= SET EXERCISE =
Starting at the line that contains "Reproduce this chart with Apache ECharts." and stopping at the line that contains "var centres = [[363.1, 35.4], [346.6, 34.7], [318.8, 29.9]];", copy every line exactly, both ends included, without the pictures.

-- begin MATERIAL FOR THE TASK --

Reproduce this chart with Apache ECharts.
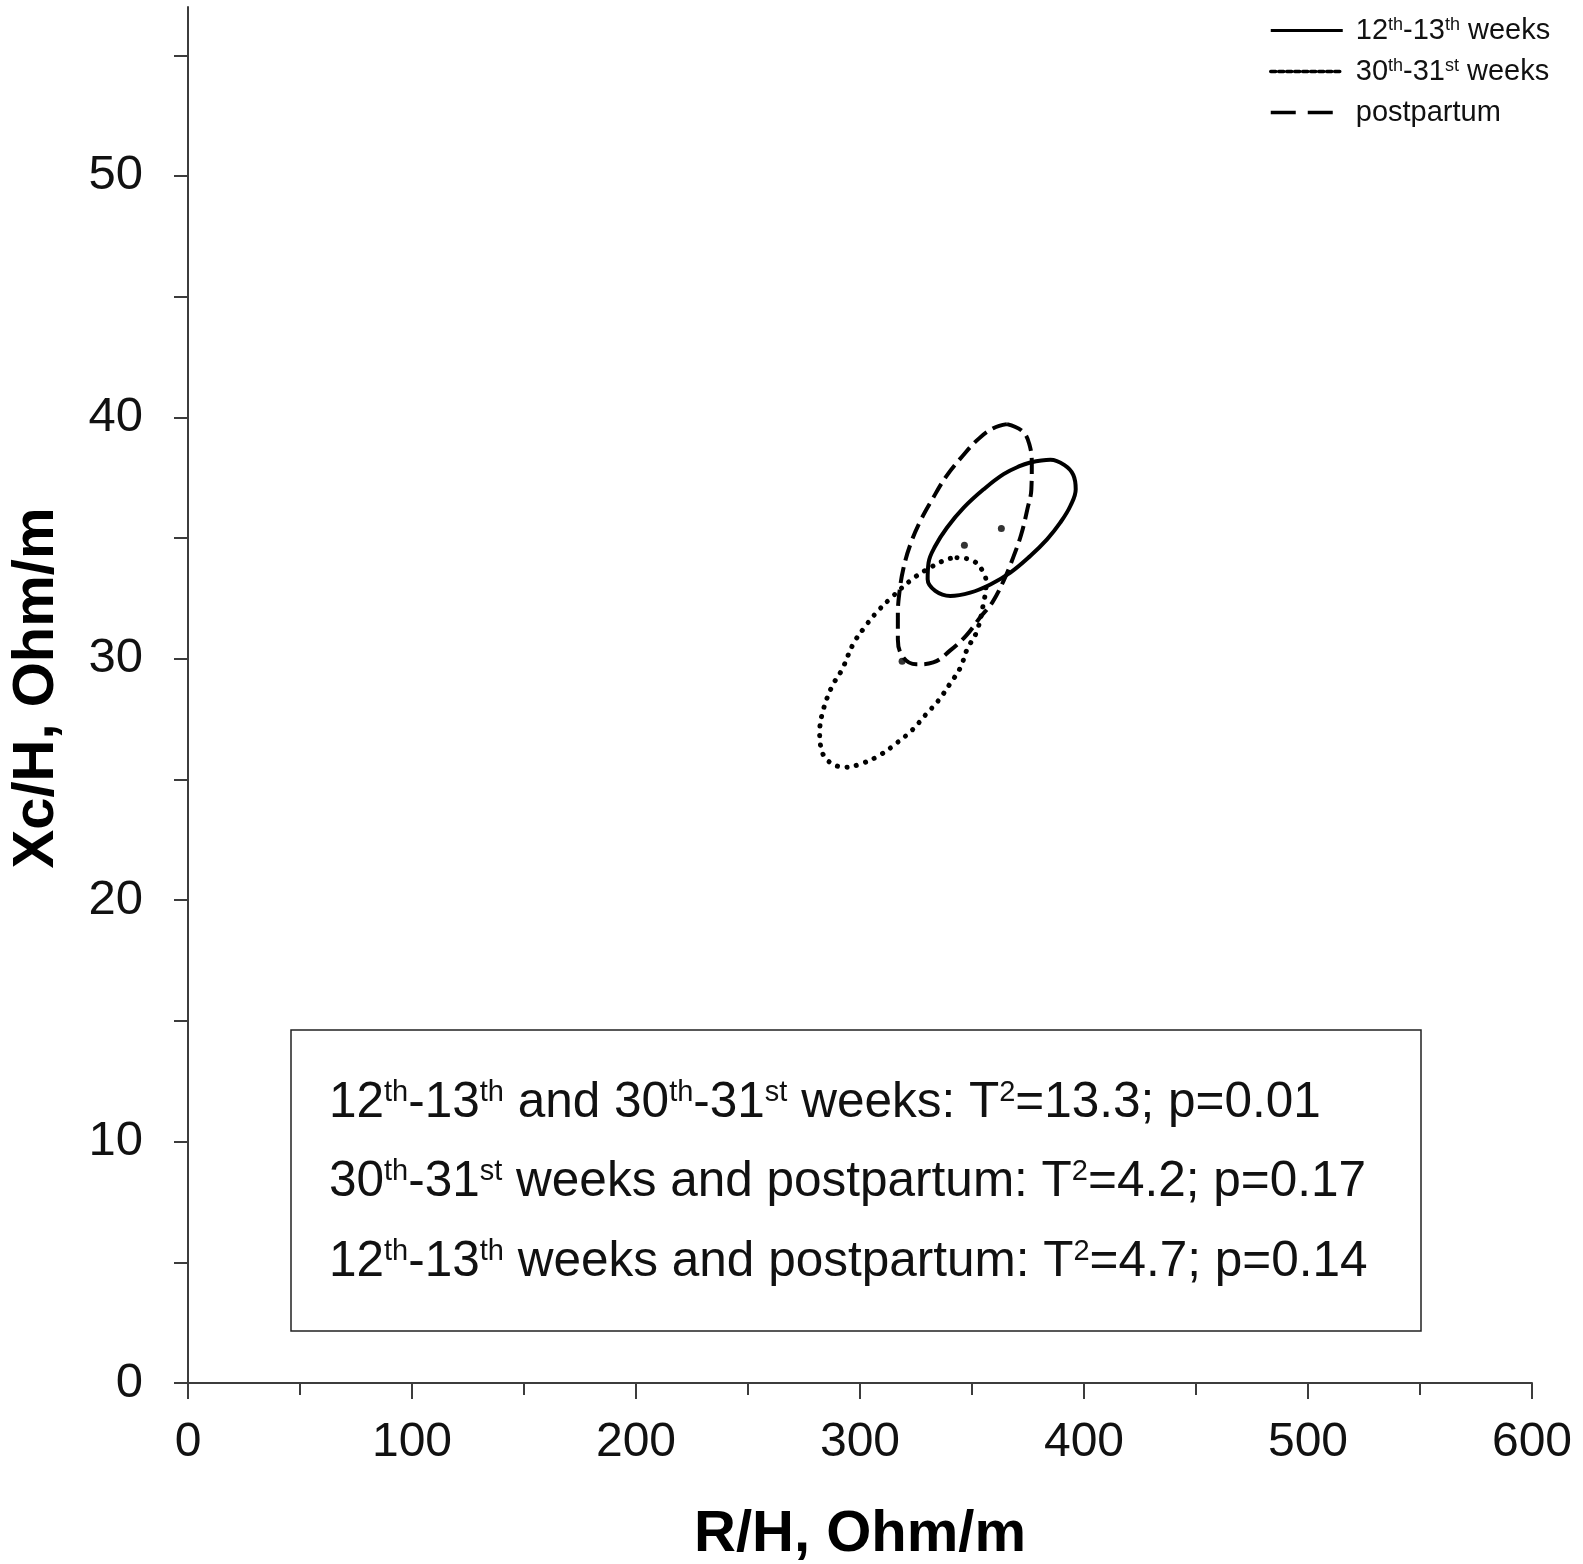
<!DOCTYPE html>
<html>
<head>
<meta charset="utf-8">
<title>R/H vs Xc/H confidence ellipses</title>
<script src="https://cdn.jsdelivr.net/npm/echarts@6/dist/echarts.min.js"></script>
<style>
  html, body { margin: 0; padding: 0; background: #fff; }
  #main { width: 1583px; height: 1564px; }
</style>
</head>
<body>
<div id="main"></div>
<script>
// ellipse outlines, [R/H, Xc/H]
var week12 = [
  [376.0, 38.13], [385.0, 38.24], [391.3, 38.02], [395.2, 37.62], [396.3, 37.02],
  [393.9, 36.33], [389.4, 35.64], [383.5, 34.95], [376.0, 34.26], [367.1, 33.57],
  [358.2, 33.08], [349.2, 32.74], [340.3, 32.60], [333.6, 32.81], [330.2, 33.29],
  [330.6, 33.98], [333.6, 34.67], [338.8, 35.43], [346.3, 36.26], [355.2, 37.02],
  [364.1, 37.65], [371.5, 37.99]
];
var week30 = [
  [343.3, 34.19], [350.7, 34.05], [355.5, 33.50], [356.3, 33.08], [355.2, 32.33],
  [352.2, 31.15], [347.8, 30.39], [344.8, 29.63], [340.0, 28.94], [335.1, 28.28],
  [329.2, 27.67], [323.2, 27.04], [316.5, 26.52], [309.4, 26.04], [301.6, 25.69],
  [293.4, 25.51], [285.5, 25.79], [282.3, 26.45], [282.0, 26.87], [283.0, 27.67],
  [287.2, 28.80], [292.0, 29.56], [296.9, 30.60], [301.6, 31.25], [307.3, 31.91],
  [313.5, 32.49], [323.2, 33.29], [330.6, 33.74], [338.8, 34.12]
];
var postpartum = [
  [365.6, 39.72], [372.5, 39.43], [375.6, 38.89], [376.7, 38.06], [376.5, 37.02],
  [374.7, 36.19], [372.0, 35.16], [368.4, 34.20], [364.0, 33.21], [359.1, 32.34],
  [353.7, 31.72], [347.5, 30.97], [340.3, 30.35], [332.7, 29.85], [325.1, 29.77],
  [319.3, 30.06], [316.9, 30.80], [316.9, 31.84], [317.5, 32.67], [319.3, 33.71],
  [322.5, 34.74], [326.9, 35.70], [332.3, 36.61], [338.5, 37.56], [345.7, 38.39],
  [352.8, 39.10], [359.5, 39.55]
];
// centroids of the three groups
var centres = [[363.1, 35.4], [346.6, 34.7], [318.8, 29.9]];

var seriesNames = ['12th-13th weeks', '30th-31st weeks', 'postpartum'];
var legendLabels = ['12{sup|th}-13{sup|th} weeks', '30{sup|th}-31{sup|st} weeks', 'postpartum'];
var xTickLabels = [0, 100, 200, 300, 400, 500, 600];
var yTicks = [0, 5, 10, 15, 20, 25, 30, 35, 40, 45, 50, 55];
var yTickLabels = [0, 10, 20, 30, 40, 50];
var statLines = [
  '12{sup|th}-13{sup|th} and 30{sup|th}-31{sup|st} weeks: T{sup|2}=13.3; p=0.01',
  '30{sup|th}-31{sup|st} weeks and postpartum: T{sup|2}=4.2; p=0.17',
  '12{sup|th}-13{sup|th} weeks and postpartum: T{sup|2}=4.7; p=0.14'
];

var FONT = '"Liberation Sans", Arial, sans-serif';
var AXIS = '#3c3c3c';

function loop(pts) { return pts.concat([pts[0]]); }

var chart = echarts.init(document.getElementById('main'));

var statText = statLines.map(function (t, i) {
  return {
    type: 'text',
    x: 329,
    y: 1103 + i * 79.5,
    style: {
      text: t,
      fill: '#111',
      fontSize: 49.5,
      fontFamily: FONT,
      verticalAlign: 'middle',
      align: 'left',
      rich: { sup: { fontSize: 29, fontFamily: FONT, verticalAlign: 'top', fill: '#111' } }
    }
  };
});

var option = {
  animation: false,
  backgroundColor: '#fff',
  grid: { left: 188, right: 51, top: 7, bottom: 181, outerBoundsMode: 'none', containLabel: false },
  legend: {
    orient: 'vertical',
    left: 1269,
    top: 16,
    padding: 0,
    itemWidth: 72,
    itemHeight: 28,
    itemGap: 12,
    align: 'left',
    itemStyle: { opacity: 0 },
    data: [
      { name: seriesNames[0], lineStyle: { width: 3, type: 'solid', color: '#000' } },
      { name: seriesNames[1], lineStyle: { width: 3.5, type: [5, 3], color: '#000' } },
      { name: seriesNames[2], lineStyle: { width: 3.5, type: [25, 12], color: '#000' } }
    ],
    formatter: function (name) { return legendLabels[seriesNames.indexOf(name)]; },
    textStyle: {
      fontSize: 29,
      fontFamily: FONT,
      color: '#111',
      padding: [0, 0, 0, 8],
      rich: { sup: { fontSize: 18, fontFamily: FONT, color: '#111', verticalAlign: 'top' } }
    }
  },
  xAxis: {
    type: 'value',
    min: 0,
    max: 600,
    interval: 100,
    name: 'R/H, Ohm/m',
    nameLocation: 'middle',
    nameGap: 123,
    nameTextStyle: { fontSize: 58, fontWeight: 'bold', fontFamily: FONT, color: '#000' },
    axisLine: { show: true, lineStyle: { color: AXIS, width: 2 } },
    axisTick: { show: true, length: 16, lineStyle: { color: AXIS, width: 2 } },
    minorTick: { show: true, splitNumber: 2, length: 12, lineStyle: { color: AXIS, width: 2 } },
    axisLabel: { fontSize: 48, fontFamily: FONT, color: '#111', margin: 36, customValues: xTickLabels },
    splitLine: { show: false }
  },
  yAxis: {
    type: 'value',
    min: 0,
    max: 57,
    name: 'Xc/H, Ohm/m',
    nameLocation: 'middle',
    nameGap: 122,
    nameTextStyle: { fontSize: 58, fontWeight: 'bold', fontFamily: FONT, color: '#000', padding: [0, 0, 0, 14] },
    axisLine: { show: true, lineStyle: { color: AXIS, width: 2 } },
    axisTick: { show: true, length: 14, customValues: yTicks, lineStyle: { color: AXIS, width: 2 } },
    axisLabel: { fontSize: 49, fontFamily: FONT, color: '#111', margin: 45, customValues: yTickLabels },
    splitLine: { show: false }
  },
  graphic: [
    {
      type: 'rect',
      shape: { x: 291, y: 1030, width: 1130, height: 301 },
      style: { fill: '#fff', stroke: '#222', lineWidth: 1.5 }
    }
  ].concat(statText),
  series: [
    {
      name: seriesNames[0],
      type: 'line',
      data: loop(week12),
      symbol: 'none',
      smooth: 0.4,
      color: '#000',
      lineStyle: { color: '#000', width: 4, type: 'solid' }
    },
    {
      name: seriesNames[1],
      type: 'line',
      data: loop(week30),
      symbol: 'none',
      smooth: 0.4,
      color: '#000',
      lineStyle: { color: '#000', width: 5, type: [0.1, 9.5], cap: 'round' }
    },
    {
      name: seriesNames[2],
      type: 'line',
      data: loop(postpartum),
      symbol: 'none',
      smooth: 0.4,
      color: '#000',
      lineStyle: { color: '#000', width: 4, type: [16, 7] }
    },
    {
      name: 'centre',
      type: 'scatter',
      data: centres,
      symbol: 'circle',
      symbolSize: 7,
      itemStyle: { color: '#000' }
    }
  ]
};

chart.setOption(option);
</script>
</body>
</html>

-- end MATERIAL FOR THE TASK --
-- begin MATERIAL FOR THE TASK --

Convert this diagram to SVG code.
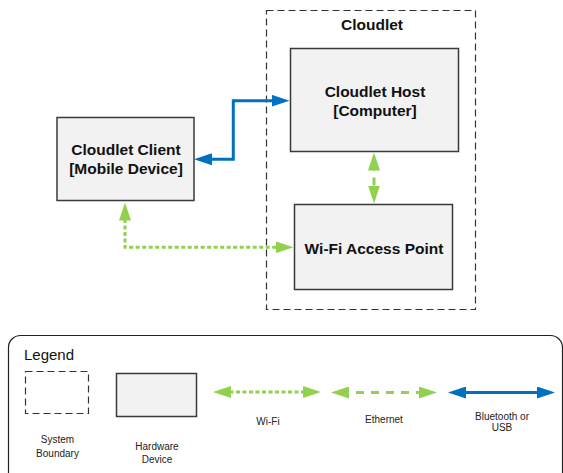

-- end MATERIAL FOR THE TASK --
-- begin MATERIAL FOR THE TASK --

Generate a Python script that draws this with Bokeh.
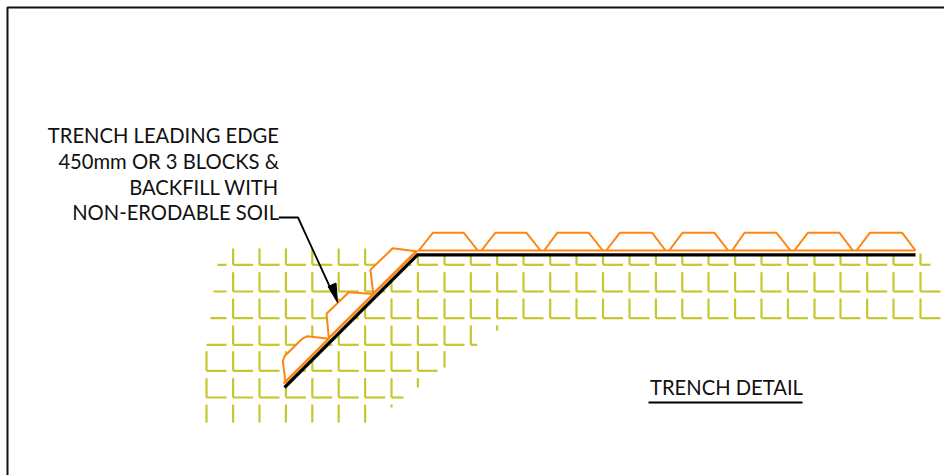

-- end MATERIAL FOR THE TASK --

= ANSWER TO THIS PROBLEM =
Reproduce this chart with Apache ECharts.
<!DOCTYPE html>
<html>
<head>
<meta charset="utf-8">
<title>R/H vs Xc/H confidence ellipses</title>
<script src="https://cdn.jsdelivr.net/npm/echarts@6/dist/echarts.min.js"></script>
<style>
  html, body { margin: 0; padding: 0; background: #fff; }
  #main { width: 1583px; height: 1564px; }
</style>
</head>
<body>
<div id="main"></div>
<script>
// ellipse outlines, [R/H, Xc/H]
var week12 = [
  [376.0, 38.13], [385.0, 38.24], [391.3, 38.02], [395.2, 37.62], [396.3, 37.02],
  [393.9, 36.33], [389.4, 35.64], [383.5, 34.95], [376.0, 34.26], [367.1, 33.57],
  [358.2, 33.08], [349.2, 32.74], [340.3, 32.60], [333.6, 32.81], [330.2, 33.29],
  [330.6, 33.98], [333.6, 34.67], [338.8, 35.43], [346.3, 36.26], [355.2, 37.02],
  [364.1, 37.65], [371.5, 37.99]
];
var week30 = [
  [343.3, 34.19], [350.7, 34.05], [355.5, 33.50], [356.3, 33.08], [355.2, 32.33],
  [352.2, 31.15], [347.8, 30.39], [344.8, 29.63], [340.0, 28.94], [335.1, 28.28],
  [329.2, 27.67], [323.2, 27.04], [316.5, 26.52], [309.4, 26.04], [301.6, 25.69],
  [293.4, 25.51], [285.5, 25.79], [282.3, 26.45], [282.0, 26.87], [283.0, 27.67],
  [287.2, 28.80], [292.0, 29.56], [296.9, 30.60], [301.6, 31.25], [307.3, 31.91],
  [313.5, 32.49], [323.2, 33.29], [330.6, 33.74], [338.8, 34.12]
];
var postpartum = [
  [365.6, 39.72], [372.5, 39.43], [375.6, 38.89], [376.7, 38.06], [376.5, 37.02],
  [374.7, 36.19], [372.0, 35.16], [368.4, 34.20], [364.0, 33.21], [359.1, 32.34],
  [353.7, 31.72], [347.5, 30.97], [340.3, 30.35], [332.7, 29.85], [325.1, 29.77],
  [319.3, 30.06], [316.9, 30.80], [316.9, 31.84], [317.5, 32.67], [319.3, 33.71],
  [322.5, 34.74], [326.9, 35.70], [332.3, 36.61], [338.5, 37.56], [345.7, 38.39],
  [352.8, 39.10], [359.5, 39.55]
];
// centroids of the three groups
var centres = [[363.1, 35.4], [346.6, 34.7], [318.8, 29.9]];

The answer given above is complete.